Wednesday, July 17, 2024

Fantasyland

 Regarding the questions raised here:

The polar bears look very impressive, as they would. The fact that they're acting as a pack when they're not really pack animals I attribute to their driver being that much of a badass. Maybe the harnesses are very subtle and white so you can't see them? But I can't excuse the man's armor, which is eight awful ideas soldered together. And the sled looks like some unfortunate jeweled jet-ski dragooned into service on the snow.

I don't care if dragons use telepathy or speak English. What are they saying? That should be the focus, so minimize the setup.

Fantasy should always be moving towards what is affecting and/or interesting, away from that which is not. This is good advice for fiction in general.

2 comments:

susan said...

I think it was always called artistic licence. Do you suppose the writer ever heard of Salvador Dali or Picasso? Many artists have dealt with the issue of how to portray reality in new and interesting ways - expecting the viewer to figure out the meaning of a made image. Magritte famously titled a painting he made of a pipe 'This is not a pipe' - meaning the picture of something isn't the thing itself.

Frazetta was a very talented pulp artist, someone who made what was unreal in the world appear believable in his artworks. Of course there were no harnesses but why not imagine they were invisible or that he had a psychic connection to the polar bear team? It's about context - if the lot of them showed uo in town they'd look ridiculous.. well, unless the bears were hungry. But Frank Frazetta was successful because he gave his audience enough reality they were able to step outside the confines of day to day life.

When I read Tolkien's Hobbit it seemed perfectly logical to me too that it doesn't matter that Smaug spoke perfect English.

I think what we look for in fantasy is internal consistency. Tolkien's Ring books are perfect and perfectly harmonious and consistent. Trouble comes when adults decide to look for rationality in stories meant for children - or adults with open minds. That Marvel Comics made an internal rule about how they'd deal with dragon communication is their business.

(This is one of those subjects Jer has arguments about on the game forum where people complain about something like Spiderman's relationship with his girlfriend being unreal - in a story that has a guy in underwear web-slinging his way around a city.)

Ben said...

Someone with a certain number of autistic tendencies looking at art runs the risk of hearing the song but missing the music. I'm sure I've done it so I'm not going to judge too harshly. You can always get it right later. Dali and Magritte, both somewhat inspired by Chirico, made their own thing. And of course Picasso is the one with this story:

When I was a child, my mother used to say to me, over and over again, ‘Pablo, if you become a soldier, you’ll be a General, and if you become a priest, you’ll become the Pope.’ But I became an artist, and so, I became Picasso.
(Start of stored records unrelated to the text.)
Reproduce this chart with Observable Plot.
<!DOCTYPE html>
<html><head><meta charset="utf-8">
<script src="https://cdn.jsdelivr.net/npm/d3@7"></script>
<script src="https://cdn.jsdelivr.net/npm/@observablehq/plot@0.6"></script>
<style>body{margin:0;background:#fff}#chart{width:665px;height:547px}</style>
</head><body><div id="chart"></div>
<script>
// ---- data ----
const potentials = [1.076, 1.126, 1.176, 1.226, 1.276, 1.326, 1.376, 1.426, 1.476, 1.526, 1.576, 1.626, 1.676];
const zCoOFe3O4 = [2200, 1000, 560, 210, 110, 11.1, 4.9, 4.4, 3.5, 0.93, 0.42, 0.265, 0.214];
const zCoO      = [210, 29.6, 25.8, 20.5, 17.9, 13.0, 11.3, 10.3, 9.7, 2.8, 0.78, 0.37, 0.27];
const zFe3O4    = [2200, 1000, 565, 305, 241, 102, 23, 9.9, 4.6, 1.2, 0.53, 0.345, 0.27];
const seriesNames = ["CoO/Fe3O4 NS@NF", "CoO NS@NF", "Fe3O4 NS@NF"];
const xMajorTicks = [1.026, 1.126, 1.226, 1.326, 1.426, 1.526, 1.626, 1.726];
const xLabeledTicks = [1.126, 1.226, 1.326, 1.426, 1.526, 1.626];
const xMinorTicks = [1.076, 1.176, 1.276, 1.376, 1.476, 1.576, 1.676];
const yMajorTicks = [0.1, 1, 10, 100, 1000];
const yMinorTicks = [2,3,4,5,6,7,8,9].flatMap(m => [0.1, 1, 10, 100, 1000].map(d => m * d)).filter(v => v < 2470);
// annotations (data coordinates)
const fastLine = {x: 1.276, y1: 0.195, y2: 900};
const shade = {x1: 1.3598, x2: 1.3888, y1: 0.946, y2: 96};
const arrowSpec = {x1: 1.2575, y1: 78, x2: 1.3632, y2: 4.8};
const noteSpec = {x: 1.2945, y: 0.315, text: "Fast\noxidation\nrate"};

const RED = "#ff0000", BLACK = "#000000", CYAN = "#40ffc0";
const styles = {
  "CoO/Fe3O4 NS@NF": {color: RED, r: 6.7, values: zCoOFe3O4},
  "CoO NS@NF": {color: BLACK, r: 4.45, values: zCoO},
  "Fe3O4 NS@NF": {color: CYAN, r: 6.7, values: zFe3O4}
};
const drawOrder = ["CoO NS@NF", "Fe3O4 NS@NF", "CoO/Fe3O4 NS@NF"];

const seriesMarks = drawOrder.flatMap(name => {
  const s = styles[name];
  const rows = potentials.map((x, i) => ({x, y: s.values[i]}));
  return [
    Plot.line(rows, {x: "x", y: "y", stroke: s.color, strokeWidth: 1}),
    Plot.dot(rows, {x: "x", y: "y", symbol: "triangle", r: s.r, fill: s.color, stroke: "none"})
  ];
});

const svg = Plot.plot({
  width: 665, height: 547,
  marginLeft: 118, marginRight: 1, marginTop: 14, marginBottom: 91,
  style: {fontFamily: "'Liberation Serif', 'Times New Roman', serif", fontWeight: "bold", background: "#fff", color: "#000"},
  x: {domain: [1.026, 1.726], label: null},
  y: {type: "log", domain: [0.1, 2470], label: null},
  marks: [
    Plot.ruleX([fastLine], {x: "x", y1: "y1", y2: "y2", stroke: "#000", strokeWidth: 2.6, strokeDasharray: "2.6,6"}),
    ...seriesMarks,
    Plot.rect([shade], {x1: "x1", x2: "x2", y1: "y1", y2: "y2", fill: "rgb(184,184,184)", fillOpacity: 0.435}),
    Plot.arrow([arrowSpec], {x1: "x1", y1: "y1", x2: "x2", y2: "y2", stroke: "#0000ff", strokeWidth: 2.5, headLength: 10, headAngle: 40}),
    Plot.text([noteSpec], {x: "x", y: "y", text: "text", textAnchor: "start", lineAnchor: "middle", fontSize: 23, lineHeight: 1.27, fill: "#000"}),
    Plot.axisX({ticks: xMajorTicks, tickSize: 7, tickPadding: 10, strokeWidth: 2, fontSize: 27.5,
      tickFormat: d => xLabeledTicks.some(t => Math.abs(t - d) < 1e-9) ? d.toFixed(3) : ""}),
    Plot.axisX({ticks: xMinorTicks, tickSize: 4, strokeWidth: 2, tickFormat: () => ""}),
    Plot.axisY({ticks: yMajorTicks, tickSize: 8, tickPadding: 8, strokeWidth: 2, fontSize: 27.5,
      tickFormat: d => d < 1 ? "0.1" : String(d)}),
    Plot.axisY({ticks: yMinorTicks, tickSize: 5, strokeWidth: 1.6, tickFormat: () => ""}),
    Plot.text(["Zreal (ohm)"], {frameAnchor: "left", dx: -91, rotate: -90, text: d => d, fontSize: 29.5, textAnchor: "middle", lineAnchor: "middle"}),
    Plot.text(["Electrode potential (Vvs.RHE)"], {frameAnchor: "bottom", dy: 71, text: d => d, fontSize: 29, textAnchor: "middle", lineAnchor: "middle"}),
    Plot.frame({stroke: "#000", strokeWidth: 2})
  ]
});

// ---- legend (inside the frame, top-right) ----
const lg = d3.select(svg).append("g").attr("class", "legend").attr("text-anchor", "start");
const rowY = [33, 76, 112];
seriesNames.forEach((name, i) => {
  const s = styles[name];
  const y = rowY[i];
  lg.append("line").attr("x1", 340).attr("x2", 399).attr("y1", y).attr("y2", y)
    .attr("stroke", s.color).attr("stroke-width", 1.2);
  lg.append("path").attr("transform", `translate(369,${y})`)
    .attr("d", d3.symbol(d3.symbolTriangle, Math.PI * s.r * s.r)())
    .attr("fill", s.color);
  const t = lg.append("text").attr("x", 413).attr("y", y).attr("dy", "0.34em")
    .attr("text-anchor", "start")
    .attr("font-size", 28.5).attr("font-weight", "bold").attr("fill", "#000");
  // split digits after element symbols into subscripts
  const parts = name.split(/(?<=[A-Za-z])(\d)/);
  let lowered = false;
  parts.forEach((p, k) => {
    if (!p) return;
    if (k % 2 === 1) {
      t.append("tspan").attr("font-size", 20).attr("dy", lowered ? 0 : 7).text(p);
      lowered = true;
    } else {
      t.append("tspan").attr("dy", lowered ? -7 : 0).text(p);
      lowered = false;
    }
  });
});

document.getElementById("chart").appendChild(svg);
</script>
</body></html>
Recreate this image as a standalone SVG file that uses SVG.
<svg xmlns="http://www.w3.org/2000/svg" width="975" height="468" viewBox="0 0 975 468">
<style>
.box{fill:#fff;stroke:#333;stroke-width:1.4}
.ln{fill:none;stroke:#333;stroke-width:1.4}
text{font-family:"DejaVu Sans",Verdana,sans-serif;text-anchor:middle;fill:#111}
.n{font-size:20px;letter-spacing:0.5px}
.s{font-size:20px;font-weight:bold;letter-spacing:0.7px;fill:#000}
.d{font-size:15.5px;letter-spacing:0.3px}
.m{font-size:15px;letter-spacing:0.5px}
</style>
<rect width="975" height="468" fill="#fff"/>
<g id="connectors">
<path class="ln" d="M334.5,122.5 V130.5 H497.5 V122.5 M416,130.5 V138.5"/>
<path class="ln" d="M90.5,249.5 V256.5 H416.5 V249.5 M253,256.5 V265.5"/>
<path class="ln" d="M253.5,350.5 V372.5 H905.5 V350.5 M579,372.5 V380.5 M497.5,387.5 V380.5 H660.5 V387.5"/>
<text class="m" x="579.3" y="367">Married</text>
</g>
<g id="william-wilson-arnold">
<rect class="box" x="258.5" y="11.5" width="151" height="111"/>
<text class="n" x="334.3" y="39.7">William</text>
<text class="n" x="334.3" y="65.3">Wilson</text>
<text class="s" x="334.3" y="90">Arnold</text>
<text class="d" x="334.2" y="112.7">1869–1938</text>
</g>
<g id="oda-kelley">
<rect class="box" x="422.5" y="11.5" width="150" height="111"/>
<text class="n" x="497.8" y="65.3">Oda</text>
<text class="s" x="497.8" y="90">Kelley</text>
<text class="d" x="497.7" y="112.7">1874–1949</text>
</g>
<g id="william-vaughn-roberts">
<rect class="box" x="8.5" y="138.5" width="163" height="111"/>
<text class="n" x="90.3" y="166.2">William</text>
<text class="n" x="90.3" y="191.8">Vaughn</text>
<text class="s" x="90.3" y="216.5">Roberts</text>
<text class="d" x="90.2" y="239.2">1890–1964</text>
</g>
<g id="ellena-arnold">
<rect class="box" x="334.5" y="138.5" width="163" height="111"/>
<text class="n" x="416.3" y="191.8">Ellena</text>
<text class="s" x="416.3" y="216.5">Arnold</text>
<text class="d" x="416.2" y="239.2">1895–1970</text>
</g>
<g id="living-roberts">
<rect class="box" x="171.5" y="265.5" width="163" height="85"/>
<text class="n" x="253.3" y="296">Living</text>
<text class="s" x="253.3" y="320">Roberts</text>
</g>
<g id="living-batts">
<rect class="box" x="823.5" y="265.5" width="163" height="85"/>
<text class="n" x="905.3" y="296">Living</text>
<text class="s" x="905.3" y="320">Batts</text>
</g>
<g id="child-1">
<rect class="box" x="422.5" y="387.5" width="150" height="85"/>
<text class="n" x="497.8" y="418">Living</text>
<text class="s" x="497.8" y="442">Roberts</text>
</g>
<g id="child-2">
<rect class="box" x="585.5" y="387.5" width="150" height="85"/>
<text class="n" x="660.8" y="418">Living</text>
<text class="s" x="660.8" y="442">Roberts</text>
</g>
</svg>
Frazetta was versatile. He did a lot of comic book work as well, but wasn't really involved with superheroes. Instead he did a mixture of horror, science fiction, crime, and some westerns. Still in the vein of illustration, really. His fantasy art was over the top, in a way, but still oriented toward economical storytelling.

There's probably an interesting story to be told about meeting a dragon for the first time and initially not knowing how to communicate with it. That's not the story Tolkien was telling.

Tolkien's fantasy world had internal consistency perfectly adapted to the stories he wanted to tell, despite these stories being different in tone. Marvel and DC both have the problem of being horses by committee, moreso as time goes on. Some creators have been able to fight through this.

Between fandom, narratology, and the internet a generation has come of age that sees fiction as a series of signals and nothing else. It sounds like Jerry has been dealing with the result of that.